By Alan Kesselheim
Photography by Kyle George
Crouching by the three-strand barbed wire, fencing pliers in hand, my neck hairs prickle in anticipation, waiting for the hard violence of a shotgun barrel at the base of my skull. Cutting fence in Montana is up there with stealing water on the roster of mortal sins. I snip the bottom strand and the wire falls away. Then the middle one drops. The weight of fence hangs on a single wire. It drapes into the river where the current tugs against it. The wire sings with tension.
I look around. A ring-necked pheasant calls from a field. I am alone.

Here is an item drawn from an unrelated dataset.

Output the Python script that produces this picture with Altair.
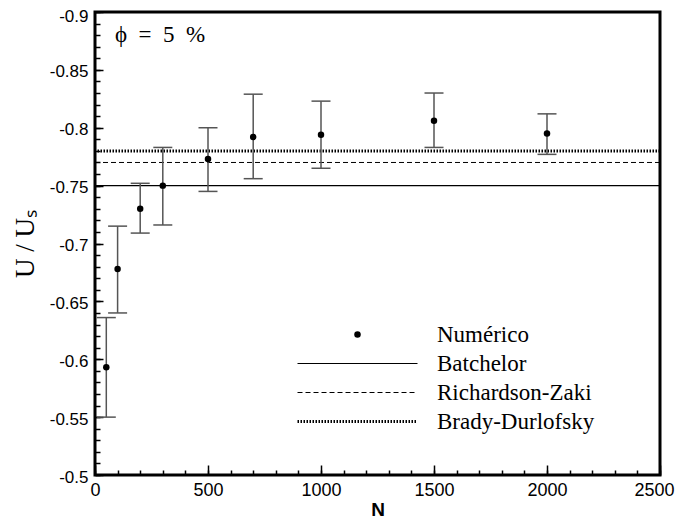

This fence has plagued me for years. It hangs fully across the river on an undercut bend. The only place to slide under in a canoe is up against the steep dirt bank. I have to lay flat against the thwart, duck through, then scramble to pull away from the shrubby, downstream corner. I’ve done this dozens of times. Last time through, though, in a freak moment, a barb of wire caught my stern line and pulled me to a stop.
I turned, held in the flow, and had to crawl back to unhook the snag. The boat came free, but by the time I was back in position, the canoe was broadside in vegetation, the river pushing hard. I vowed, next time, to come prepared.
I cut the final wire. The fence and several posts splash into the fast current, get pulled downstream, and come to rest neatly on a gravel bar. Just like I planned it. I pocket the pliers, untie my boat, make my escape. Ever since, on that cleared bend of river, a smug glow of accomplishment, a bit of Boy Scout good-deedism, wells up inside. And ever since, along with the spare paddle, the water bottle, the drybag with extra clothes, I pack a set of fencing pliers and a saw into the load.
Cutting that fence took me across a threshold. Before that, my ethic had been to take what the river served-logjams, fences, diversion structures, boat-slicing rocks, overhanging branches – it was against the rules to manicure a river channel.
I’d heard about people dynamiting boat-wrapping boulders, or going out at low water to chisel away a pesky sharp flake of rock, or pulling logjams apart. To me, it smacked of river vandalism, grist for the river-runners’ police reports. You played the hand you got. If it meant making a difficult move to miss a sleeper, or portaging around a river-spanning dam of logs, so be it. Just because it made life difficult for paddlers was no excuse to go messing with river features and setting off a string of unintended consequences.
Then I cut that fence. And I have to admit that it felt really good. So much so that I’ve cut a few more in the years since. I’m judicious about it. I only snip where the river has eroded under a fence line in a way to render the fence ineffective and create a hazard to boaters.
Little by little I’ve expanded my scope. I cleave to a code of honor, but I know full well that it smacks of Old West vigilante justice. I bow to no greater authority. The authority is mine.
These days, I think nothing of some targeted cutting to free a channel through a dam of debris. Or I’ll open a path wide enough to portage a canoe around an obstacle. For the most part, I still acquiesce to the fickle and changeable obstacles of nature, but if I can make a slot past a downed tree that still requires some paddling skill to get through, all the better. If a lopped branch on a deadfall allows a paddler with a decent ferry move to pass unscathed, I’m all over it.
The other week I was sawing away on a downed cottonwood when I noticed a couple on the far bank. We looked at each other. I paused, busted. I felt like I was 15 again, caught raiding cigarettes. But I saw that they were simply watching me do my work. They understood my intent. They were curious. Perhaps they even admired the fact that I had come prepared for just such a problem.
I went back to cutting, the river piling within an inch of the top of my rubber boots. The branch fell away, bobbed downstream. I looked up. The couple was gone. Now a smooth braid of river funneled through a yard-wide channel on the inside of the bend. A minute later I rode that braid in my canoe, a fire of satisfaction warming my chest, and an inch to spare on either side.